═══ Data for this task ═══

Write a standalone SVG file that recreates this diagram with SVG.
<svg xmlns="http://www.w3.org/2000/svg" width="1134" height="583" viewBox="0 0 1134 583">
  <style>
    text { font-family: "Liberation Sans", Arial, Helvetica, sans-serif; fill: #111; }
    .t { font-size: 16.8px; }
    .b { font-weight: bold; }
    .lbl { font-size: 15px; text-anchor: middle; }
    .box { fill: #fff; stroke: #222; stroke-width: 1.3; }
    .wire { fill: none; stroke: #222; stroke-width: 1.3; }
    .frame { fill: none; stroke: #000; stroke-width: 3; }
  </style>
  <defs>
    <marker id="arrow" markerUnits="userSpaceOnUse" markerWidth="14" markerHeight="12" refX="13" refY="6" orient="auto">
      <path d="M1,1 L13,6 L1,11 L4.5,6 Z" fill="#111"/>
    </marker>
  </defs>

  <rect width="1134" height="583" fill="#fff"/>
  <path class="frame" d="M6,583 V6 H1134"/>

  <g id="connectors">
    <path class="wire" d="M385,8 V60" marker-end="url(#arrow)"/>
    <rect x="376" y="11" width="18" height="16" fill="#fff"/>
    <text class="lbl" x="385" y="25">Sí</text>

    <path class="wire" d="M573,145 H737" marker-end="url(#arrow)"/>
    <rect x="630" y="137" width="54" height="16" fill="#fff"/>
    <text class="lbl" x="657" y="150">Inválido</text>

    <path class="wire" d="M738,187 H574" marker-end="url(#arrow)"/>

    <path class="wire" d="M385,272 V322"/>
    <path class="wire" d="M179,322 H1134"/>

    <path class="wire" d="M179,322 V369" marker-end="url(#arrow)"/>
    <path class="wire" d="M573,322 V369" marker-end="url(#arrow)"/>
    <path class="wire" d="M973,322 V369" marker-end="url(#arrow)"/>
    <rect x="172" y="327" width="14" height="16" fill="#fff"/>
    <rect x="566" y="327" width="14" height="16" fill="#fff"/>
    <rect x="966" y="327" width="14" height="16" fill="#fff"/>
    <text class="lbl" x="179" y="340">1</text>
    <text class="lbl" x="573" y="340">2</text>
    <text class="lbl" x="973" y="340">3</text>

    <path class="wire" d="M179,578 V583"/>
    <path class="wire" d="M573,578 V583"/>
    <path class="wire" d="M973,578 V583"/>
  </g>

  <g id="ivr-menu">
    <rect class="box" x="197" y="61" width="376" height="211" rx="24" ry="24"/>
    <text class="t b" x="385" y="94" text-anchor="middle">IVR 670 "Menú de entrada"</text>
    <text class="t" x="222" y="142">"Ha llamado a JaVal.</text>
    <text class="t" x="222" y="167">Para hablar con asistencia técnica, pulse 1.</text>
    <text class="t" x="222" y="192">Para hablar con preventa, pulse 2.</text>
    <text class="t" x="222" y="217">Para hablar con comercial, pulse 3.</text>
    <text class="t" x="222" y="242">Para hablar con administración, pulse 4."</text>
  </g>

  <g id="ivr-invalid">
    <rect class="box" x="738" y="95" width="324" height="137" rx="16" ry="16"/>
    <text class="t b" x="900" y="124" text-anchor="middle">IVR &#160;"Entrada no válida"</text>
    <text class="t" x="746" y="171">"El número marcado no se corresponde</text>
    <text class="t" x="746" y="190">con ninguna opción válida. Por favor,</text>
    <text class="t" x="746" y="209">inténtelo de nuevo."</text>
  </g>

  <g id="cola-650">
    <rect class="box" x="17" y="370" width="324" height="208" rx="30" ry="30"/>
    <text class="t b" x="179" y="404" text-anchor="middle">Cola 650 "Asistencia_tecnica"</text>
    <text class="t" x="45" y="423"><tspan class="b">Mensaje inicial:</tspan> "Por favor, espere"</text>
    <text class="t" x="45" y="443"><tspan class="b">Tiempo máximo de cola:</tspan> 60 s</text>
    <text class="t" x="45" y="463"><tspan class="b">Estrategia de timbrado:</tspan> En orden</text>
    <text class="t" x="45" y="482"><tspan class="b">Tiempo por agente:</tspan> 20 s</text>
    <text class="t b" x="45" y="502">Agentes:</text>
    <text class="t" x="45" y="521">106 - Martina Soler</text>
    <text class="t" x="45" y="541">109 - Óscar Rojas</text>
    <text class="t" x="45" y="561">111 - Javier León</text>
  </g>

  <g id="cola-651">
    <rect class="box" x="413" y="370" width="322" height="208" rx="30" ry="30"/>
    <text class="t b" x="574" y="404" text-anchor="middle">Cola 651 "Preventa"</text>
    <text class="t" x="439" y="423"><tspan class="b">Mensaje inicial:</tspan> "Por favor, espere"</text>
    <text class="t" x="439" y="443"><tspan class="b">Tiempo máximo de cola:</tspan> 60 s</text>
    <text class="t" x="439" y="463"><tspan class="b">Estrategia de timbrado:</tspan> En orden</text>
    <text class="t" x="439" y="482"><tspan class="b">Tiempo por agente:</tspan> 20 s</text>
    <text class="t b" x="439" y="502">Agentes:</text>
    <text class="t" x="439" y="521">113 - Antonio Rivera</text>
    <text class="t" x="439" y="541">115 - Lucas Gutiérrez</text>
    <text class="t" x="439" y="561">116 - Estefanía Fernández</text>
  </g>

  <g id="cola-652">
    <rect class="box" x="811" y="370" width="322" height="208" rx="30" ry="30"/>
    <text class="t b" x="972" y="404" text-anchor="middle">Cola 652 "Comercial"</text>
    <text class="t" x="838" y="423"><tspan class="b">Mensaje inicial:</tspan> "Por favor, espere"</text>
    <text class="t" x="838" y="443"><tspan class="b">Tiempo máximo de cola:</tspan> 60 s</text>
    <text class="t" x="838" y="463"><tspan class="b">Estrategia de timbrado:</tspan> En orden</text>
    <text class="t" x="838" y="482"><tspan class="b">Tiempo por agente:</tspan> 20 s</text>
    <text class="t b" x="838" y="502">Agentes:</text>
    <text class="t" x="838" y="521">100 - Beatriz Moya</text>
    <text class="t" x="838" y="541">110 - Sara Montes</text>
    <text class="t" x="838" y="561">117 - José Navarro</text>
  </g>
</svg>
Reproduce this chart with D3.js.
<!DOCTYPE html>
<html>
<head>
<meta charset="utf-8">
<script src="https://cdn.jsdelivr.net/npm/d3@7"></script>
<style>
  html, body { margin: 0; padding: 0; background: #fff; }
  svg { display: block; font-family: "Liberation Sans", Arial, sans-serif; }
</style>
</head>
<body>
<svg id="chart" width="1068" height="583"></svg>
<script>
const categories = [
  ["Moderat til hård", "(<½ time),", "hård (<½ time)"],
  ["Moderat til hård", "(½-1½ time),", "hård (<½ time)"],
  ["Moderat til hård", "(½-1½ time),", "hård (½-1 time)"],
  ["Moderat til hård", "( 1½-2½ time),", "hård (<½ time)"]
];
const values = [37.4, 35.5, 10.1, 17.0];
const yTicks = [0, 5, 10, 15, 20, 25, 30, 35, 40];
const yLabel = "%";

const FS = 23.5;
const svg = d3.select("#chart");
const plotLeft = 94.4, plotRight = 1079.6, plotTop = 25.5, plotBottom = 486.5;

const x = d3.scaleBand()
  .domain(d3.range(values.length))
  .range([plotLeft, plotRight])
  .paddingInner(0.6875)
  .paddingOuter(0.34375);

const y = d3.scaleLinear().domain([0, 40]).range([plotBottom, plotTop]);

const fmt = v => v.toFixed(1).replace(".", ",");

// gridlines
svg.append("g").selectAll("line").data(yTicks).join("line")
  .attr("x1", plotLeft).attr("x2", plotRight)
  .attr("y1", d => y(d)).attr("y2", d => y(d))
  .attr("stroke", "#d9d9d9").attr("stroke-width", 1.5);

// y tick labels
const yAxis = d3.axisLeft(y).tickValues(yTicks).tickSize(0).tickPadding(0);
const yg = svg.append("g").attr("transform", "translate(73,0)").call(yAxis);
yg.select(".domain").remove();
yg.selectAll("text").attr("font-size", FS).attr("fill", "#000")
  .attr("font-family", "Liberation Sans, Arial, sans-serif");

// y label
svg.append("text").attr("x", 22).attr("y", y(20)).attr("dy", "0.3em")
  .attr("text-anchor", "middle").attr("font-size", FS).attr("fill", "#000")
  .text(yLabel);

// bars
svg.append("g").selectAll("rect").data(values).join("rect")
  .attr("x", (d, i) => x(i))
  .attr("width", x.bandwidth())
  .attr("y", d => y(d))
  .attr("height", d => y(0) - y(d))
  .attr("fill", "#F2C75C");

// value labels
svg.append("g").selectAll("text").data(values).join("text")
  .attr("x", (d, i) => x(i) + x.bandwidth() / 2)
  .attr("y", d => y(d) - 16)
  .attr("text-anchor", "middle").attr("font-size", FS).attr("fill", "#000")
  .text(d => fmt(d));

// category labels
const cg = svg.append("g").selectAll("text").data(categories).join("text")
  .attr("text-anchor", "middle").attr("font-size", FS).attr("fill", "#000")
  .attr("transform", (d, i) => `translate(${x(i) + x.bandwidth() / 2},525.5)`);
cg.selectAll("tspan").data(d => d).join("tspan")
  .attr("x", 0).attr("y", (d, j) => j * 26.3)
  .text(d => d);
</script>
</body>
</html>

═══

Exercise
Check each line above for the string "chart", then copy the ones that have it.

Written reply
Reproduce this chart with D3.js.
<svg id="chart" width="1068" height="583"></svg>
const svg = d3.select("#chart");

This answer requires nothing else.